Edited Jun 04, 2014, 09:15
Re: A Separate Place
Jun 04, 2014, 09:15
Mr Hamhead wrote:
Hello...remember me?

A funny old thing this Cornish Minority status...not sure what it means to those of us over the border from England....except we (or should I say, the Cornish) are now a minority. I am not Cornish born but have grown up down here and encompassed the culture. I do not claim Cornwall to be Celtic...in fact I hate the term...but I do think there is something different down here. As a visitor you might struggle to find that something as most of the people you will come across are outsiders like myself. Down from London or the Midlands to open a tea shoppe or a gastro pub..But delve deeper and you will find a strong sense of place...
It's not all about speaking the old language or flying the St Pirans Flag...it's about belonging to somewhere. I often wonder if other counties (Note...Cornwall is not a county, it is a Duchy) have that same belonging? My family and I are all from Essex...not the TOWIE part but the green fields of north west Essex where they farmed for generations. Is there a culture there still like there is in Cornwall? I can't find it if there is....Look on the internet and you will come across stories from Cornwall, songs, music, dance...I can't find that in Essex.
So don't think that just because you have been to Cornwall and bought a teatowel with a Celtic knot pattern on it that you have a bit of the culture...you haven't. You have a bit of tourist tat derived from Victorian romanticism.....and the same goes for a lot of the Cornish nationalism. It's a romatic idea that we are a different nation of people derived from the Celts....but what about all the other incomers that have arrived in the 2000 years since the Celts? At the end of the day it is not so much where you were born as how much you to to be part of the place. I am proud of my Essex roots but I am also glad to be part of Cornwall.

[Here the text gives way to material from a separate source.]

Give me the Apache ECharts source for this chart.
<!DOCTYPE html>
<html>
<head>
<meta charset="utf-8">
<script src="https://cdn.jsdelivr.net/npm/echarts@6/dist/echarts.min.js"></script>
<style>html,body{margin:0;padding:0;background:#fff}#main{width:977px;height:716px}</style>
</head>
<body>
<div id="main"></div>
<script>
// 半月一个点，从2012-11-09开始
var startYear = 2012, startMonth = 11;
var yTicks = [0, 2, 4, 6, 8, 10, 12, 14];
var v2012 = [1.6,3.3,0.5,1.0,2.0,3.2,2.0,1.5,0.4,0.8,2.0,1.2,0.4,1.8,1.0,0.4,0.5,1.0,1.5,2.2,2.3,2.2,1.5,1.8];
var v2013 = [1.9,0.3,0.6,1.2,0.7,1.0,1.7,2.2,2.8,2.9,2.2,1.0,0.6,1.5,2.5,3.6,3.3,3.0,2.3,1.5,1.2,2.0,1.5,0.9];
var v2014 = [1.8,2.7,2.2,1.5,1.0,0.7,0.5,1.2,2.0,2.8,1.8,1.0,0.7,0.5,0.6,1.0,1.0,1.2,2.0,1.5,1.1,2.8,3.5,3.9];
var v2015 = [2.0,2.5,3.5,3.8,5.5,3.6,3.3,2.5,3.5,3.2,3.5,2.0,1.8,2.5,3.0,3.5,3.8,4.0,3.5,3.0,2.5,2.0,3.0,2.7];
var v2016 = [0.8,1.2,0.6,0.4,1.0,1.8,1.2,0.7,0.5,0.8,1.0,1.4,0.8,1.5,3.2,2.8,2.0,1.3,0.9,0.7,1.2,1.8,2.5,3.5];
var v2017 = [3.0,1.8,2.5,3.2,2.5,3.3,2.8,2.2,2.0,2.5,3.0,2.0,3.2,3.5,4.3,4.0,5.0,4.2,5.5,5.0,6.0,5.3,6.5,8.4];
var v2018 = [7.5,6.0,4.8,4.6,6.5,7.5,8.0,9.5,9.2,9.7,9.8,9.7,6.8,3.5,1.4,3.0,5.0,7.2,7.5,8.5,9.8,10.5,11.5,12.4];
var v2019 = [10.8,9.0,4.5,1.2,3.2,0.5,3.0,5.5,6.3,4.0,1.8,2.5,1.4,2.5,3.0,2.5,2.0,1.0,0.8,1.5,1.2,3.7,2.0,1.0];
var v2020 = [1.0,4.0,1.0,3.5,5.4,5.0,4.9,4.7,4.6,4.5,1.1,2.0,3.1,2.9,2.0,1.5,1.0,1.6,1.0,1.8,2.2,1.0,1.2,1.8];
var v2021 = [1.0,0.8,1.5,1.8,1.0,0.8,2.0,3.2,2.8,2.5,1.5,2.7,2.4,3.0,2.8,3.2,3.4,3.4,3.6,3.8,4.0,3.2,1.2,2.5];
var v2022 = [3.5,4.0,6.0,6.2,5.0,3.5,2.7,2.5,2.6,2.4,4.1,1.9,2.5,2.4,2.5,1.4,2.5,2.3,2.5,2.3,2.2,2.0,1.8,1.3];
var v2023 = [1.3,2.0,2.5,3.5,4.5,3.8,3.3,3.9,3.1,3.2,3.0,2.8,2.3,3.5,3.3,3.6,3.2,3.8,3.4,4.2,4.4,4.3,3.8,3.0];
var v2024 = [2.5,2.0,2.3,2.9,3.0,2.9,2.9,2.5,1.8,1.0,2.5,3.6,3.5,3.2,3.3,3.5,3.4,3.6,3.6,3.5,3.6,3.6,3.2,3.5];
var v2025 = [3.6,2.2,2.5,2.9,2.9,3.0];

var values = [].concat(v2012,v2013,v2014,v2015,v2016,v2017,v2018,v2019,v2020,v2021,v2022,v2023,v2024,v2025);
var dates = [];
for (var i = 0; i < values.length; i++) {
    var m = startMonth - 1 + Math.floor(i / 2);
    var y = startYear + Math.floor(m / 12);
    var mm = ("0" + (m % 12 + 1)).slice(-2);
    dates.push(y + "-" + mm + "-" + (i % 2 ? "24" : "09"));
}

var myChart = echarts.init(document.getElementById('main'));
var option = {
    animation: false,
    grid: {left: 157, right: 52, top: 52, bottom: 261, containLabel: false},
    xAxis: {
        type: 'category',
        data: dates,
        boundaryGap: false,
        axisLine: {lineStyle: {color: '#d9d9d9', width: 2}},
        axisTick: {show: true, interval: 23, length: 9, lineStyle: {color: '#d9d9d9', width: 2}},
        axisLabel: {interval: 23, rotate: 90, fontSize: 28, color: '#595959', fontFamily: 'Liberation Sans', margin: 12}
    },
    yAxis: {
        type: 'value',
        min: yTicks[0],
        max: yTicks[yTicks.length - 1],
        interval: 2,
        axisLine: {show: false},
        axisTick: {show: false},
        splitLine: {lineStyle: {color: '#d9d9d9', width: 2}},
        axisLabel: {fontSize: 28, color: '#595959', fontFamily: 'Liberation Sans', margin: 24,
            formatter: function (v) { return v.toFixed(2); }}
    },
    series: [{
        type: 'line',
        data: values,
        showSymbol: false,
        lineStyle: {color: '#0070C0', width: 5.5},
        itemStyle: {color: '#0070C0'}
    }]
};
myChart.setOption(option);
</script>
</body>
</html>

Hello Mr. H. I follow you on F/B basically for your photos ;)

well I find Cornwall a great source of history, the landscape defines its people and I want to learn more. It is not just about its stones and circles but for that marvellous eerie landscape of ruined engine houses, for its 'eccentrics', Reverend Hawker the vicar of Morenstow, and Daniel Gumb. Finding the gravestone engravings of Gumb at Linkinhorne Church was a bit like finding the grail.... Also I should not actually fling the word 'celtic' around, as it means to me something different. Saints and monks travelling along the coasts from Ireland, Wales, Cornwall and Brittany are to me the reason why I use the word, it is that distinction of the difference between the old Celtic church and the roman one. Though I have to say that Gumb carved beautifully in a 'celtic' fashion....

I have actually come to see Cornwall as a 'separate place', its mineral wealth has scarred the ground and rounded its history, so that we have separate charters from the 12th century to protect the rights of the tin miners, giving that freedom which perhaps defines the thinking of today, the independent medieval Stannary Parliament and Courts which marked out the ordinary rombustious tinner folk from the ruling classes. Myth and folktales go hand in hand in the stories of Cornwall... and reading round the books is interesting.